* Exercise details *
Reproduce word for word the lines from the beginning of the entries to the line with "update_rate = 0.5", both included, but none of the pictures.

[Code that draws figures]
---
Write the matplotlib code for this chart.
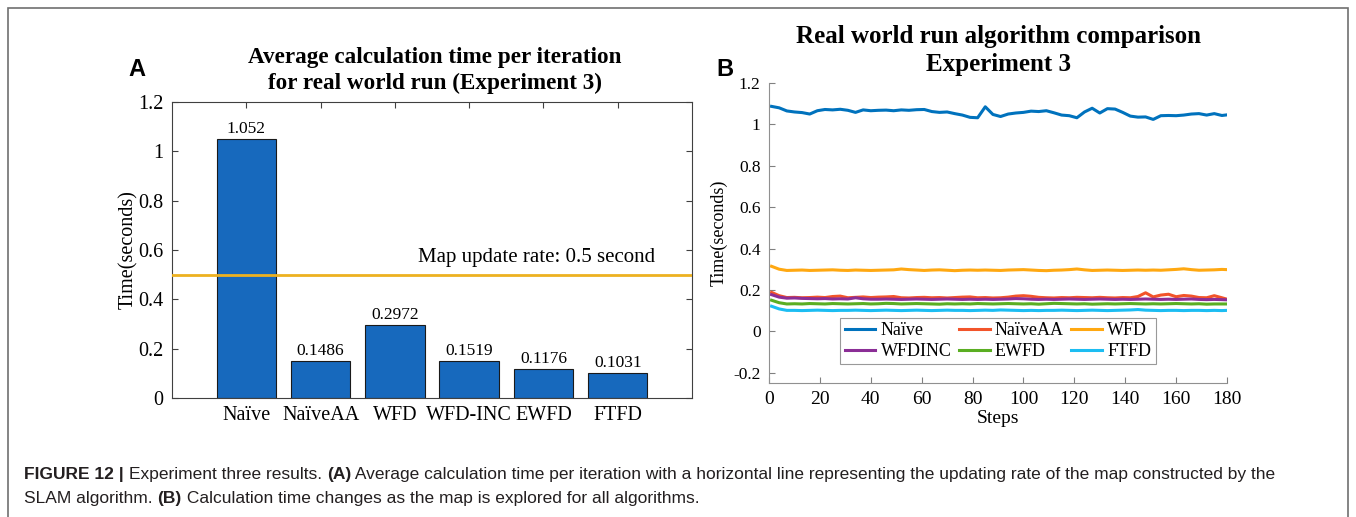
import matplotlib.pyplot as plt
import numpy as np
from matplotlib.patches import Rectangle

# ---- data: panel A (bar chart) ----
algorithms = ["Naïve", "NaïveAA", "WFD", "WFD-INC", "EWFD", "FTFD"]
avg_time = [1.052, 0.1486, 0.2972, 0.1519, 0.1176, 0.1031]
update_rate = 0.5

# ---- data: panel B (time per step) ----
steps = [1, 4, 7, 10, 13, 16, 19, 22, 25, 28, 31, 34, 37, 40, 43, 46, 49, 52, 55, 58,
         61, 64, 67, 70, 73, 76, 79, 82, 85, 88, 91, 94, 97, 100, 103, 106, 109, 112, 115, 118,
         121, 124, 127, 130, 133, 136, 139, 142, 145, 148, 151, 154, 157, 160, 163, 166, 169, 172, 175, 178,
         180]
naive = [1.087, 1.080, 1.065, 1.060, 1.057, 1.050, 1.066, 1.072, 1.070, 1.073,
         1.068, 1.058, 1.070, 1.066, 1.068, 1.069, 1.066, 1.070, 1.068, 1.071,
         1.072, 1.062, 1.058, 1.060, 1.052, 1.045, 1.034, 1.032, 1.085, 1.048,
         1.038, 1.050, 1.055, 1.058, 1.064, 1.062, 1.066, 1.056, 1.045, 1.042,
         1.032, 1.060, 1.078, 1.055, 1.076, 1.074, 1.058, 1.040, 1.035, 1.036,
         1.024, 1.042, 1.043, 1.042, 1.045, 1.050, 1.052, 1.045, 1.052, 1.043,
         1.046]
naive_aa = [0.188, 0.172, 0.163, 0.164, 0.162, 0.163, 0.165, 0.163, 0.168, 0.170,
            0.162, 0.164, 0.166, 0.163, 0.165, 0.166, 0.168, 0.162, 0.161, 0.163,
            0.164, 0.162, 0.163, 0.161, 0.163, 0.165, 0.166, 0.162, 0.163, 0.161,
            0.162, 0.165, 0.170, 0.172, 0.169, 0.164, 0.162, 0.161, 0.163, 0.162,
            0.164, 0.163, 0.162, 0.164, 0.162, 0.161, 0.163, 0.162, 0.168, 0.186,
            0.166, 0.175, 0.179, 0.167, 0.173, 0.170, 0.163, 0.162, 0.172, 0.162,
            0.155]
wfd = [0.314, 0.300, 0.294, 0.295, 0.296, 0.294, 0.295, 0.296, 0.297, 0.295,
       0.294, 0.296, 0.295, 0.294, 0.295, 0.296, 0.297, 0.301, 0.298, 0.296,
       0.294, 0.296, 0.297, 0.295, 0.293, 0.295, 0.296, 0.295, 0.296, 0.295,
       0.294, 0.296, 0.297, 0.298, 0.296, 0.294, 0.293, 0.295, 0.296, 0.298,
       0.301, 0.297, 0.294, 0.295, 0.296, 0.295, 0.294, 0.295, 0.296, 0.295,
       0.296, 0.295, 0.297, 0.299, 0.302, 0.298, 0.295, 0.296, 0.297, 0.299,
       0.298]
wfd_inc = [0.177, 0.165, 0.160, 0.161, 0.159, 0.158, 0.157, 0.158, 0.156, 0.157,
           0.156, 0.162, 0.157, 0.155, 0.155, 0.156, 0.155, 0.154, 0.155, 0.156,
           0.155, 0.154, 0.155, 0.156, 0.155, 0.154, 0.155, 0.154, 0.155, 0.154,
           0.155, 0.156, 0.158, 0.157, 0.155, 0.154, 0.155, 0.154, 0.155, 0.156,
           0.155, 0.154, 0.155, 0.156, 0.155, 0.154, 0.155, 0.154, 0.155, 0.156,
           0.155, 0.154, 0.155, 0.154, 0.155, 0.156, 0.154, 0.153, 0.154, 0.153,
           0.152]
ewfd = [0.150, 0.138, 0.132, 0.133, 0.132, 0.134, 0.133, 0.132, 0.134, 0.133,
        0.132, 0.133, 0.134, 0.132, 0.133, 0.135, 0.134, 0.132, 0.133, 0.134,
        0.133, 0.132, 0.131, 0.133, 0.132, 0.133, 0.132, 0.134, 0.133, 0.132,
        0.133, 0.134, 0.133, 0.132, 0.133, 0.131, 0.133, 0.135, 0.134, 0.133,
        0.132, 0.133, 0.131, 0.132, 0.133, 0.132, 0.133, 0.134, 0.133, 0.132,
        0.133, 0.132, 0.133, 0.134, 0.133, 0.132, 0.133, 0.131, 0.132, 0.132,
        0.132]
ftfd = [0.121, 0.108, 0.101, 0.101, 0.100, 0.101, 0.102, 0.101, 0.100, 0.101,
        0.101, 0.102, 0.101, 0.100, 0.101, 0.102, 0.101, 0.100, 0.101, 0.102,
        0.101, 0.100, 0.101, 0.102, 0.101, 0.101, 0.100, 0.101, 0.102, 0.101,
        0.103, 0.102, 0.101, 0.100, 0.101, 0.100, 0.101, 0.101, 0.102, 0.101,
        0.100, 0.101, 0.102, 0.101, 0.100, 0.101, 0.102, 0.103, 0.105, 0.102,
        0.101, 0.100, 0.101, 0.101, 0.100, 0.101, 0.101, 0.100, 0.101, 0.100,
        0.101]

series_names = ["Naïve", "NaïveAA", "WFD", "WFDINC", "EWFD", "FTFD"]
series_vals = [naive, naive_aa, wfd, wfd_inc, ewfd, ftfd]
series_colors = ["#0072BD", "#F2542A", "#FFA811", "#8B2E96", "#5AAE22", "#1CBDF2"]

plt.rcParams['font.family'] = ['Liberation Serif', 'DejaVu Serif']

fig = plt.figure(figsize=(13.56, 5.17), dpi=100)
W, H = 1356, 517

def px_axes(x0, y0, x1, y1):
    return fig.add_axes([x0 / W, 1 - y1 / H, (x1 - x0) / W, (y1 - y0) / H])

# outer frame
fig.add_artist(Rectangle((8 / W, -0.05), (1348 - 8) / W, 1 - 8 / H + 0.05,
                         transform=fig.transFigure, fill=False,
                         edgecolor='#707070', linewidth=1.2))

# ---- panel A ----
axA = px_axes(172, 102, 692, 398)
xpos = np.arange(1, len(algorithms) + 1)
axA.bar(xpos, avg_time, width=0.8, color='#1769BD', edgecolor='#1a1a1a', linewidth=0.8, zorder=2)
for x, v in zip(xpos, avg_time):
    axA.text(x, v + 0.008, f"{v:g}", ha='center', va='bottom', fontsize=12.5)
axA.axhline(update_rate, color='#EDB120', linewidth=2, zorder=3)
axA.text(6.5, update_rate + 0.03, "Map update rate: 0.5 second", ha='right', va='bottom', fontsize=15)
axA.set_xlim(0, 7)
axA.set_ylim(0, 1.2)
axA.set_xticks(xpos)
axA.set_xticklabels(algorithms, fontsize=14.5)
axA.set_yticks([0, 0.2, 0.4, 0.6, 0.8, 1.0, 1.2])
axA.set_yticklabels(["0", "0.2", "0.4", "0.6", "0.8", "1", "1.2"], fontsize=14.5)
axA.set_ylabel("Time(seconds)", fontsize=14.5, labelpad=0)
axA.tick_params(direction='in', top=True, right=True, length=4, color='#404040', pad=6)
for s in axA.spines.values():
    s.set_color('#404040')
    s.set_linewidth(0.8)
fig.text(435 / W, 1 - 57 / H, "Average calculation time per iteration", fontsize=16.7,
         fontweight='bold', ha='center', va='center')
fig.text(435 / W, 1 - 83 / H, "for real world run (Experiment 3)", fontsize=16.7,
         fontweight='bold', ha='center', va='center')
fig.text(128 / W, 1 - 70 / H, "A", fontsize=17, fontweight='bold', family='Liberation Sans',
         va='center', ha='left')

# ---- panel B ----
axB = px_axes(769, 83, 1227, 383)
lines = []
for name, vals, col in zip(series_names, series_vals, series_colors):
    ln, = axB.plot(steps, vals, color=col, linewidth=2.2, label=name)
    lines.append(ln)
axB.set_xlim(0, 180)
axB.set_ylim(-0.25, 1.2)
axB.set_xticks(range(0, 181, 20))
axB.set_yticks([-0.2, 0, 0.2, 0.4, 0.6, 0.8, 1.0, 1.2])
axB.set_yticklabels(["-0.2", "0", "0.2", "0.4", "0.6", "0.8", "1", "1.2"], fontsize=12.5)
axB.tick_params(axis='x', labelsize=14)
axB.tick_params(direction='in', length=4, color='#808080', pad=6)
axB.spines['top'].set_visible(False)
axB.spines['right'].set_visible(False)
for s in ('left', 'bottom'):
    axB.spines[s].set_color('#909090')
axB.set_xlabel("Steps", fontsize=14, labelpad=1)
axB.set_ylabel("Time(seconds)", fontsize=13, labelpad=4)
# legend fills row by row: reorder for matplotlib's column-major filling
order = [0, 3, 1, 4, 2, 5]
leg = axB.legend([lines[i] for i in order], [series_names[i] for i in order],
                 ncol=3, loc='lower center', bbox_to_anchor=(0.5, 0.062), fontsize=13,
                 frameon=True, fancybox=False, edgecolor='#808080', handlelength=1.7,
                 columnspacing=0.4, handletextpad=0.3, labelspacing=0.2, borderpad=0.25,
                 borderaxespad=0)
leg.get_frame().set_linewidth(0.8)
fig.text(998 / W, 1 - 37 / H, "Real world run algorithm comparison", fontsize=18,
         fontweight='bold', ha='center', va='center')
fig.text(998 / W, 1 - 64 / H, "Experiment 3", fontsize=18,
         fontweight='bold', ha='center', va='center')
fig.text(716 / W, 1 - 70 / H, "B", fontsize=17, fontweight='bold', family='Liberation Sans',
         va='center', ha='left')

# ---- caption with mixed bold/regular runs ----
cap_lines = [
    [("FIGURE 12 | ", True), ("Experiment three results. ", False), ("(A)", True),
     (" Average calculation time per iteration with a horizontal line representing the updating rate of the map constructed by the", False)],
    [("SLAM algorithm. ", False), ("(B)", True),
     (" Calculation time changes as the map is explored for all algorithms.", False)],
]
cap_y = [475, 498]
renderer = fig.canvas.get_renderer()
for runs, yy in zip(cap_lines, cap_y):
    x = 24
    for txt, bold in runs:
        t = fig.text(x / W, 1 - yy / H, txt, fontsize=12.5, family='Liberation Sans',
                     fontweight='bold' if bold else 'normal', va='center', ha='left',
                     color='#231f20')
        bb = t.get_window_extent(renderer=renderer)
        x += bb.width

fig.savefig("out.png", dpi=100)
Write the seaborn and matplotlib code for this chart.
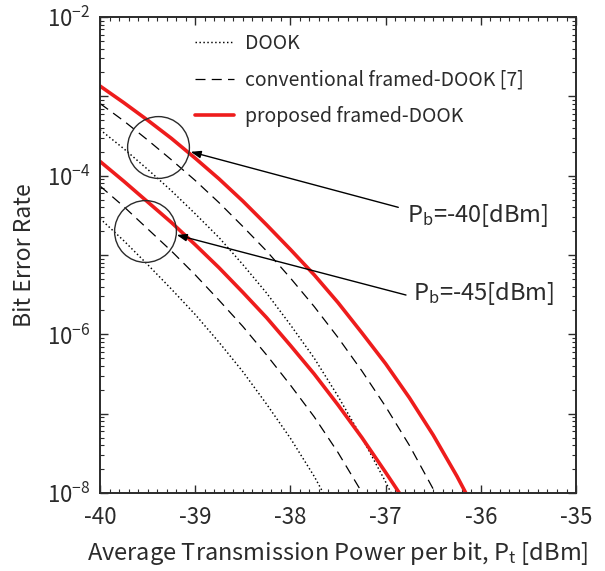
---
* Answer to this exercise *
Write the matplotlib code for this chart.
import matplotlib.pyplot as plt
import numpy as np
from matplotlib.patches import Rectangle

# ---- data: panel A (bar chart) ----
algorithms = ["Naïve", "NaïveAA", "WFD", "WFD-INC", "EWFD", "FTFD"]
avg_time = [1.052, 0.1486, 0.2972, 0.1519, 0.1176, 0.1031]
update_rate = 0.5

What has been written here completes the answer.